Cependant, force est de constater que les artistes évoqués plus haut avaient déjà pour point commun d'être confortablement établis sur la scène nationale. La question que l'on pourrait légitimement se poser est donc comment faire quand la fan base potentielle d'un artiste se trouve largement hors des frontières ?

Là encore, pour de nombreux artistes, la réponse passe par la prestation scénique. Pour trouver un cas d'école de cette approche, il faut s'intéresser à la scène des musiques extrêmes, et plus particulièrement à deux frères, qui ont formé en 1996 un groupe de death metal/metal progressif du nom de Gojira. Pour Joe et Mario Duplantier, l'histoire commence par 2 albums, assez bien reçus par la presse spécialisée, mais tout se bouscule avec la sortie de leur troisième album, From Mars to Sirius, distribué en Europe et aux États-Unis. Suite à ça, le quatuor enchaîne les tournées, en Europe dans un premier temps puis en première partie du groupe Children of Bodom lors de leur tournée américaine, ainsi qu'aux côtés de groupes renommés comme Slayer ou Lamb of God durant le Unholly Alliance Tour, en Europe, aux Etats-Unis et au Canada. Les années suivantes sont celles de la consécration pour le groupe, qui vit ses premières programmations dans les plus grands festivals de musiques extrêmes du monde (le Hellfest en France, Tuska Open Air Metal Festival en Finlande ou encore Wacken Open Air en Allemagne) et qui assure la première partie de la tournée internationale de Metallica. Une sacrée consécration pour la formation originaire des Landes, qui est parvenue, en quelques années à se faire une place aux côtés des plus grands nom de la scène Metal.
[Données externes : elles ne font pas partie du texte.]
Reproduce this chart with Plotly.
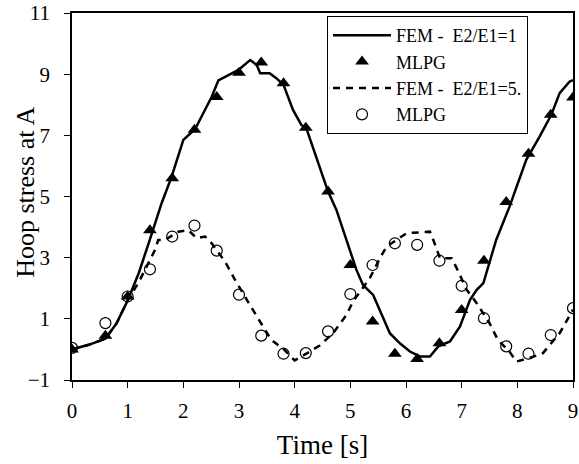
import plotly.graph_objects as go

# MLPG sample times
t_mlpg = [0.0, 0.6, 1.0, 1.4, 1.8, 2.2, 2.6, 3.0, 3.4, 3.8, 4.2, 4.6, 5.0, 5.4,
          5.8, 6.2, 6.6, 7.0, 7.4, 7.8, 8.2, 8.6, 9.0]
mlpg_e1 = [0.0, 0.45, 1.73, 3.9, 5.6, 7.18, 8.25, 9.05, 9.38, 8.7, 7.25, 5.16, 2.76, 0.91,
           -0.14, -0.31, 0.2, 1.29, 2.9, 4.82, 6.4, 7.67, 8.24]
mlpg_e5 = [0.05, 0.86, 1.73, 2.62, 3.69, 4.05, 3.23, 1.79, 0.45, -0.14, -0.12, 0.59, 1.81, 2.76,
           3.47, 3.42, 2.9, 2.08, 1.02, 0.1, -0.14, 0.47, 1.35]

# FEM E2/E1=1 curve
t_fem1 = [0.0, 0.3, 0.6, 0.8, 1.0, 1.2, 1.4, 1.61, 1.79, 2.0, 2.21, 2.51, 2.63, 2.99, 3.2,
          3.32, 3.38, 3.55, 3.67, 3.8, 3.97, 4.12, 4.21, 4.45, 4.6, 4.75, 4.99, 5.11, 5.23,
          5.41, 5.71, 5.89, 6.07, 6.25, 6.43, 6.58, 6.79, 6.97, 7.15, 7.27, 7.39, 7.5, 7.62,
          7.86, 8.16, 8.4, 8.61, 8.76, 8.94, 9.0]
fem_e1 = [0.0, 0.15, 0.35, 0.85, 1.6, 2.5, 3.6, 4.78, 5.65, 6.85, 7.2, 8.26, 8.8, 9.14, 9.46,
          9.3, 9.03, 9.03, 8.87, 8.65, 7.83, 7.34, 7.23, 5.98, 5.16, 4.56, 3.25, 2.6, 2.1,
          1.78, 0.53, 0.2, -0.07, -0.23, -0.23, 0.1, 0.26, 0.75, 1.62, 1.95, 2.17, 2.82, 3.58,
          4.67, 6.2, 6.96, 7.67, 8.38, 8.76, 8.8]

# FEM E2/E1=5 curve
t_fem5 = [0.0, 0.3, 0.6, 0.8, 1.0, 1.2, 1.49, 1.55, 1.67, 1.91, 2.09, 2.24, 2.39, 2.51,
          2.75, 2.93, 3.25, 3.43, 3.58, 3.79, 4.0, 4.21, 4.45, 4.69, 4.93, 5.05, 5.35, 5.53,
          5.65, 6.01, 6.43, 6.49, 6.61, 6.82, 6.91, 7.09, 7.27, 7.5, 7.65, 7.86, 7.98, 8.22,
          8.46, 8.76, 8.94, 9.0]
fem_e5 = [0.0, 0.15, 0.35, 0.85, 1.6, 2.2, 3.25, 3.58, 3.58, 3.85, 3.9, 3.64, 3.69, 3.47,
          2.87, 2.27, 1.29, 0.75, 0.31, 0.03, -0.36, -0.14, 0.13, 0.53, 1.13, 1.57, 2.33, 2.98,
          3.36, 3.8, 3.85, 3.58, 2.98, 2.98, 2.66, 1.95, 1.51, 0.86, 0.31, -0.07, -0.4, -0.28,
          -0.12, 0.53, 1.08, 1.3]

x_ticks = [0, 1, 2, 3, 4, 5, 6, 7, 8, 9]
y_ticks = [-1, 1, 3, 5, 7, 9, 11]

FONT = "Liberation Serif, Times New Roman, serif"

fig = go.Figure()
fig.add_trace(go.Scatter(x=t_fem1, y=fem_e1, mode="lines", name="FEM -  E2/E1=1",
                         line=dict(color="black", width=2.5), legendgroup="a"))
fig.add_trace(go.Scatter(x=t_mlpg, y=mlpg_e1, mode="markers", name="MLPG",
                         marker=dict(symbol="triangle-up", size=12, color="black"),
                         legendgroup="b"))
fig.add_trace(go.Scatter(x=t_fem5, y=fem_e5, mode="lines", name="FEM -  E2/E1=5.",
                         line=dict(color="black", width=2.5, dash="7px,6px"), legendgroup="c"))
fig.add_trace(go.Scatter(x=t_mlpg, y=mlpg_e5, mode="markers", name="MLPG",
                         marker=dict(symbol="circle-open", size=11, color="black",
                                     line=dict(width=1.2, color="black")),
                         legendgroup="d"))

fig.update_layout(
    width=579, height=464,
    margin=dict(l=72, r=6, t=13, b=84),
    plot_bgcolor="white", paper_bgcolor="white",
    font=dict(family=FONT, color="black", size=21),
    showlegend=True,
    legend=dict(x=0.509, y=0.992, xanchor="left", yanchor="top",
                bordercolor="black", borderwidth=1, bgcolor="white",
                font=dict(family=FONT, size=18), tracegroupgap=0, itemwidth=58),
    xaxis=dict(range=[0, 9], tickvals=x_ticks, ticks="outside", ticklen=6,
               tickcolor="black", showline=True, linecolor="black", linewidth=1.5,
               mirror=True, showgrid=False, zeroline=False, automargin=False,
               ticklabeloverflow="allow", ticklabelstandoff=5,
               title=dict(text="Time [s]", font=dict(size=27), standoff=13)),
    yaxis=dict(range=[-1, 11], tickvals=y_ticks, ticks="outside", ticklen=6,
               tickcolor="black", showline=True, linecolor="black", linewidth=1.5,
               mirror=True, showgrid=False, zeroline=False, automargin=False,
               ticklabeloverflow="allow", ticklabelstandoff=10),
    annotations=[dict(text="Hoop stress at A", textangle=-90, showarrow=False,
                      xref="paper", yref="paper", x=-0.0918, y=0.51,
                      xanchor="center", yanchor="middle",
                      font=dict(family=FONT, size=26, color="black"))],
)

fig.write_html("out.html", post_script="document.body.style.margin='0';",
               config={"displayModeBar": False})
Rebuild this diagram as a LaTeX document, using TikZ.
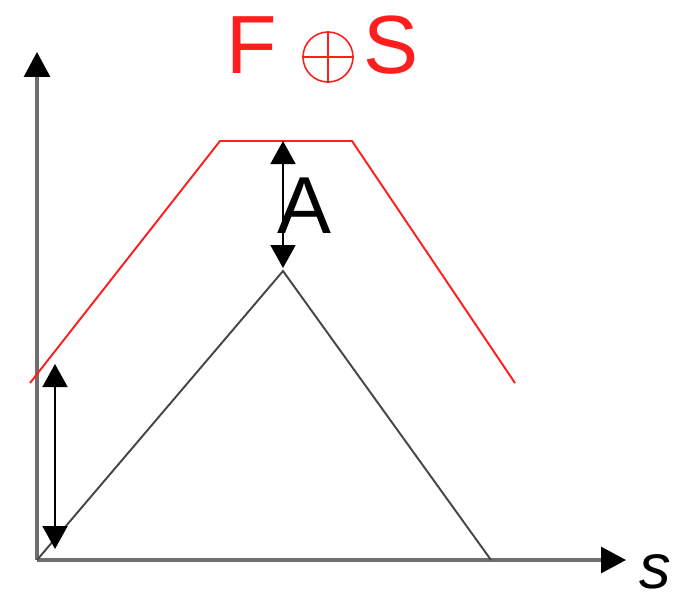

Gojira - Flying Whales - Bloodstock Open Air 2016

 
Nombreux sont les artistes à avoir fait rayonner la création musicale française bien au delà de nos frontières. Que ce soit via des succès éphémères ou en redéfinissant complétement certains genres, la musique "made in France" a su faire preuve d'inventivité pour s'exporter. Désormais, c'est du côté des réseaux sociaux qu'il faut aller chercher les nouvelles révélations qui fleuriront hors de l'hexagone. Du duo Rock The Limiñanas, découvert grâce à Myspace, à l’ambassadrice de la pop urbaine Aya Nakamura (l'artiste française la plus écoutée au monde) il faudrait sans doute un autre article pour évoquer les stratégies et les enjeux qui motivent les artistes à repenser leurs créations en intégrant la réflexion autour des nouveaux médias.